В любом случае связь музыки с памятью важнее. Переход от гудения к пению предполагает переход от припоминания мелодии к припоминанию слов. Каждый извлекает столько, сколько может. Но память не может восстановить присутствия: и мелодия, и слова возвращаются только фрагментами. Тем не менее они возвращаются, и их возвращение дает больше, чем можно было бы ожидать. Музыка возвращается не только для того, чтобы создать, но и для того, чтобы исполнить или наполовину исполнить мольбу, прозвучавшую в единственных словах, которые нам дано услышать: «Прекрасный сон, вернись снова!» [ «Holde Träume, kehret wieder!»]. И сон делает именно это. Песня – это след, но это также и призыв, к которому прислушивается сон.
Действие пьесы, где идет слуховое вспоминание, то есть слышание неслышной музыки, неслышимого голоса, образует пролог к сновидению. Вспоминаемая песня даже составляет сон. Сновидение, в свою очередь, переводит музыку в воспоминание о прикосновении или в тождество звука и прикосновения, реализованное, пусть ненадолго и мимолетно, в ласковом касании спящего. Эта сердечность имеет явный религиозный подтекст, но ее слуховой аспект не менее важен. Ласковость рук распространяется на прикосновение, создающее музыку за роялем.

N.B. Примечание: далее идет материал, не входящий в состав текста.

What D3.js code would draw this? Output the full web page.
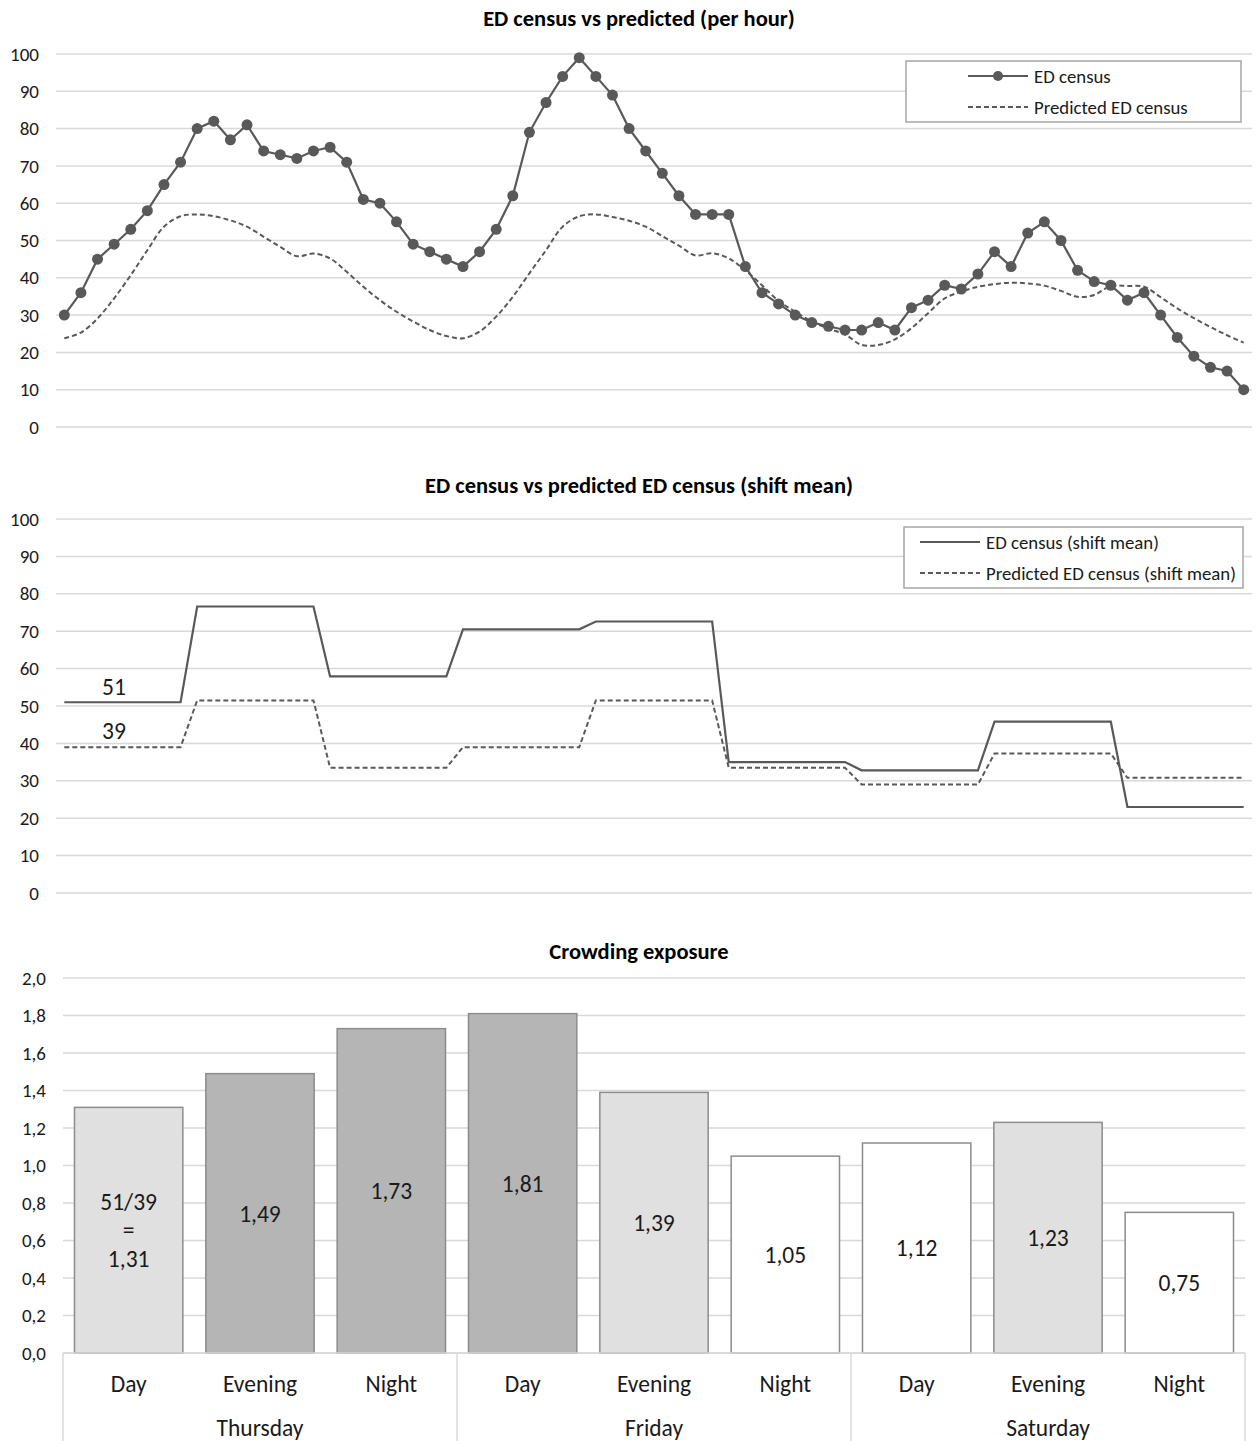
<!DOCTYPE html>
<html>
<head>
<meta charset="utf-8">
<title>ED census and crowding exposure</title>
<script src="https://d3js.org/d3.v7.min.js"></script>
<style>
  body { margin: 0; background: #fff; }
  svg { font-family: Carlito, Calibri, Lato, sans-serif; }
</style>
</head>
<body>
<svg width="1259" height="1441"></svg>
<script>
// hourly values, Thursday 00h .. Saturday 23h
const hours = d3.range(1, 73);
const censusHourly = [
  30, 36, 45, 49, 53, 58, 65, 71, 80, 82, 77, 81, 74, 73, 72, 74, 75, 71, 61, 60, 55, 49, 47, 45,
  43, 47, 53, 62, 79, 87, 94, 99, 94, 89, 80, 74, 68, 62, 57, 57, 57, 43, 36, 33, 30, 28, 27, 26,
  26, 28, 26, 32, 34, 38, 37, 41, 47, 43, 52, 55, 50, 42, 39, 38, 34, 36, 30, 24, 19, 16, 15, 10
];
const predictedHourly = [
  23.8, 25.3, 29.1, 34.5, 40.7, 47.4, 53.7, 56.5, 57.0, 56.5, 55.4, 53.7, 51.0, 48.3, 45.8, 46.5,
  45.2, 41.6, 37.6, 34.0, 30.9, 28.3, 26.0, 24.4,
  23.8, 25.6, 29.6, 34.9, 41.2, 47.4, 53.7, 56.5, 57.0, 56.3, 55.3, 53.7, 51.2, 48.6, 46.0, 46.6,
  45.2, 42.0, 38.0, 33.8, 30.9, 28.3, 26.4, 24.8,
  22.0, 22.0, 23.5, 26.5, 30.5, 34.5, 36.3, 37.6, 38.3, 38.7, 38.5, 37.9, 36.5, 34.9, 35.4, 37.8,
  37.8, 37.6, 34.8, 31.8, 29.2, 26.8, 24.6, 22.6
];

// shift means (8-hour shifts)
const days = ["Thursday", "Friday", "Saturday"];
const shifts = ["Day", "Evening", "Night"];
const censusShiftMean = [51, 76.6, 57.9, 70.5, 72.6, 35, 32.8, 45.8, 23];
const predictedShiftMean = [39, 51.5, 33.5, 39, 51.5, 33.5, 29, 37.3, 30.8];
const hoursPerShift = 8;

// crowding exposure
const exposure = [1.31, 1.49, 1.73, 1.81, 1.39, 1.05, 1.12, 1.23, 0.75];
const exposureLabels = [["51/39", "=", "1,31"], ["1,49"], ["1,73"], ["1,81"], ["1,39"],
  ["1,05"], ["1,12"], ["1,23"], ["0,75"]];
const exposureShade = ["light", "dark", "dark", "dark", "light", "white", "white", "light", "white"];

const yTicksCensus = d3.range(0, 101, 10);
const yTicksExposure = d3.range(0, 2.01, 0.2);

const svg = d3.select("svg");
const lineColor = "#595959", gridColor = "#d9d9d9", textColor = "#1a1a1a";
const shadeColor = {light: "#e0e0e0", dark: "#b5b5b5", white: "#ffffff"};

const x = d3.scalePoint().domain(hours).range([56, 1252]).padding(0.5);

function title(text, y) {
  svg.append("text").attr("x", 639).attr("y", y).attr("text-anchor", "middle")
    .attr("font-weight", "bold").attr("font-size", 22.5).attr("fill", "#000").text(text);
}

function yGrid(y, ticks, x0, x1, labelX, fmt) {
  const g = svg.append("g");
  g.selectAll("line").data(ticks).join("line")
    .attr("x1", x0).attr("x2", x1)
    .attr("y1", d => y(d)).attr("y2", d => y(d))
    .attr("stroke", gridColor).attr("stroke-width", 1.5);
  g.selectAll("text").data(ticks).join("text")
    .attr("x", labelX).attr("y", d => y(d)).attr("dy", "0.35em")
    .attr("text-anchor", "end").attr("font-size", 19).attr("fill", textColor)
    .text(fmt);
}

function legend(x0, y0, w, items) {
  const g = svg.append("g");
  g.append("rect").attr("x", x0).attr("y", y0).attr("width", w).attr("height", 61)
    .attr("fill", "#fff").attr("stroke", "#a6a6a6").attr("stroke-width", 1.5);
  items.forEach((it, i) => {
    const yy = y0 + 15 + i * 31;
    g.append("line").attr("x1", it.lx).attr("x2", it.lx + 60).attr("y1", yy).attr("y2", yy)
      .attr("stroke", lineColor).attr("stroke-width", 2)
      .attr("stroke-dasharray", it.dash ? "5,3" : null);
    if (it.marker) g.append("circle").attr("cx", it.lx + 30).attr("cy", yy).attr("r", 5).attr("fill", lineColor);
    g.append("text").attr("x", it.lx + 66).attr("y", yy).attr("dy", "0.35em")
      .attr("font-size", 18.8).attr("fill", textColor).text(it.label);
  });
}

// ---- chart 1: per hour
title("ED census vs predicted (per hour)", 26);
const y1 = d3.scaleLinear().domain([0, 100]).range([427, 54]);
yGrid(y1, yTicksCensus, 56, 1252, 39, d => d);

svg.append("path").datum(predictedHourly)
  .attr("fill", "none").attr("stroke", lineColor).attr("stroke-width", 2).attr("stroke-dasharray", "5,3")
  .attr("d", d3.line().x((d, i) => x(hours[i])).y(d => y1(d)).curve(d3.curveCatmullRom));

svg.append("path").datum(censusHourly)
  .attr("fill", "none").attr("stroke", lineColor).attr("stroke-width", 2.2)
  .attr("d", d3.line().x((d, i) => x(hours[i])).y(d => y1(d)));

svg.append("g").selectAll("circle").data(censusHourly).join("circle")
  .attr("cx", (d, i) => x(hours[i])).attr("cy", d => y1(d)).attr("r", 5.5).attr("fill", lineColor);

legend(906, 61, 335, [
  {label: "ED census", lx: 968, marker: true},
  {label: "Predicted ED census", lx: 968, dash: true}
]);

// ---- chart 2: shift mean
title("ED census vs predicted ED census (shift mean)", 493);
const y2 = d3.scaleLinear().domain([0, 100]).range([893, 519]);
yGrid(y2, yTicksCensus, 56, 1252, 39, d => d);

const perHour = arr => hours.map((h, i) => arr[Math.floor(i / hoursPerShift)]);
const shiftLine = d3.line().x((d, i) => x(hours[i])).y(d => y2(d));

svg.append("path").datum(perHour(predictedShiftMean))
  .attr("fill", "none").attr("stroke", lineColor).attr("stroke-width", 2).attr("stroke-dasharray", "5,3")
  .attr("d", shiftLine);
svg.append("path").datum(perHour(censusShiftMean))
  .attr("fill", "none").attr("stroke", lineColor).attr("stroke-width", 2.2)
  .attr("d", shiftLine);

svg.append("text").attr("x", 114).attr("y", y2(censusShiftMean[0]) - 7).attr("text-anchor", "middle")
  .attr("font-size", 23.5).attr("fill", textColor).text(Math.round(censusShiftMean[0]));
svg.append("text").attr("x", 114).attr("y", y2(predictedShiftMean[0]) - 8).attr("text-anchor", "middle")
  .attr("font-size", 23.5).attr("fill", textColor).text(Math.round(predictedShiftMean[0]));

legend(904, 527, 339, [
  {label: "ED census (shift mean)", lx: 920},
  {label: "Predicted ED census (shift mean)", lx: 920, dash: true}
]);

// ---- chart 3: crowding exposure
title("Crowding exposure", 959);
const y3 = d3.scaleLinear().domain([0, 2]).range([1353, 978]);
yGrid(y3, yTicksExposure, 63, 1245, 46, d => d3.format(".1f")(d).replace(".", ","));

const keys = days.flatMap(d => shifts.map(s => d + " " + s));
const xb = d3.scaleBand().domain(keys).range([63, 1245]).paddingInner(0.175).paddingOuter(0.0875);

const bars = svg.append("g").selectAll("g").data(exposure).join("g");
bars.append("rect")
  .attr("x", (d, i) => xb(keys[i])).attr("width", xb.bandwidth())
  .attr("y", d => y3(d)).attr("height", d => y3(0) - y3(d))
  .attr("fill", (d, i) => shadeColor[exposureShade[i]])
  .attr("stroke", "#8c8c8c").attr("stroke-width", 1.5);
bars.each(function(d, i) {
  const lines = exposureLabels[i];
  const cy = (y3(d) + y3(0)) / 2;
  const lh = 28.5;
  d3.select(this).selectAll("text").data(lines).join("text")
    .attr("x", xb(keys[i]) + xb.bandwidth() / 2)
    .attr("y", (t, j) => cy + (j - (lines.length - 1) / 2) * lh)
    .attr("dy", "0.35em").attr("text-anchor", "middle")
    .attr("font-size", 23.5).attr("fill", textColor).text(t => t);
});

// two-level category axis
const ax = svg.append("g");
const step = xb.step();
ax.append("line").attr("x1", 63).attr("x2", 1245).attr("y1", y3(0)).attr("y2", y3(0))
  .attr("stroke", gridColor).attr("stroke-width", 1.5);
ax.selectAll("line.sep").data(d3.range(days.length + 1)).join("line").attr("class", "sep")
  .attr("x1", i => 63 + i * step * shifts.length).attr("x2", i => 63 + i * step * shifts.length)
  .attr("y1", y3(0)).attr("y2", 1441)
  .attr("stroke", gridColor).attr("stroke-width", 1.5);
ax.selectAll("text.shift").data(keys).join("text").attr("class", "shift")
  .attr("x", k => xb(k) + xb.bandwidth() / 2).attr("y", 1384).attr("dy", "0.35em")
  .attr("text-anchor", "middle").attr("font-size", 23.5).attr("fill", textColor)
  .text(k => k.split(" ")[1]);
ax.selectAll("text.day").data(days).join("text").attr("class", "day")
  .attr("x", (d, i) => 63 + (i + 0.5) * step * shifts.length).attr("y", 1428).attr("dy", "0.35em")
  .attr("text-anchor", "middle").attr("font-size", 23.5).attr("fill", textColor)
  .text(d => d);
</script>
</body>
</html>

Отсутствие фортепианной музыки в песне, которую мы слышим лишь в бормотании и пении, само по себе слышно. Точно так же господствующая тишина, реализованная в сновидении, становится медиумом, в котором нарушение тишины само по себе слышно. «Что, – спрашивается в пьесе, – можно услышать в этой музыке или в ее следах?» Сон и есть ответ.
Мировой диссонанс
Кая Сильверман утверждает, что мир «побуждает» нас увидеть его, и, в частности, увидеть его красоту[174]
. Подобно некоторым спекулятивно-реалистическим философам, серьезно относящимся к идее панпсихизма – идее о том, что все одушевленные и неодушевленные вещи обладают ментальными качествами, даже если у них нет разума, Сильверман видит (именно так: видит) мир не только как окружающую среду, но и как средство, и в особенности как средство вúдения, во всех смыслах этого слова.Этот аргумент является убедительным, особенно в его критической трансформации привилегии визуального. Вúдение больше не соотносится с фиксированной перспективой или властным взглядом, отождествляемым с истиной, силой или разумом. Вместо этого вечно незаконченный коллективный акт конструктивного видения свободно выполняет волю мира. Привлеченное красотой, движимое желанием, вúдение одновременно свидетельствует и символизирует. Но этот взгляд влечет за собой упущение чего-то болезненно очевидного, в буквальном смысле.
Ужас, уродство и боль тоже «побуждают» нас увидеть их. Они заставляют нас смотреть на них с сочувствием или безразличием, и этого призыва не заметить нельзя. Им нужно уделить внимание, смягчить там, где это возможно, и засвидетельствовать, несмотря ни на что. «Ошибка» Сильверман, не желающей с этим считаться, прослеживается в характере самого визуального: одна часть силы образа состоит в том, что он может сделать практически всё «прекрасным», знаковым, открытым для созерцания. Визуальное эстетизируется вопреки самому себе и вопреки противоположным требованиям определенной этики (не поклоняйтесь образам) и определенной логики возвышенного (ограничивающей способность видеть образы).
Именно по этой причине визуальное требует своего дополнения в аудиальном: не столько в слове, которое Сильверман, подобно Митчеллу и Делёзу, подводит под власть визуального, как если бы вся речь была скрытым письмом, но в речевом акте и в извлечении звука, то есть в вещах, которые могут быть аудиальными, даже не будучи слышимыми. Сфера звука шире, чем мы часто предполагаем. Подумайте об оперном голосе, закадровом голосе в старомодных кинохрониках, голосе, которым мы говорим с маленькими детьми, роли голоса в романтической и эротической любви. В отличие от визуального, слуховое (включающее в себя как слышимое, так и аудиальное) не является панэстетическим. Не всё можно услышать с невозмутимостью; некоторые звуки подобны скрежету железа по стеклу или хождению по осколкам стекла. Некоторые еще хуже.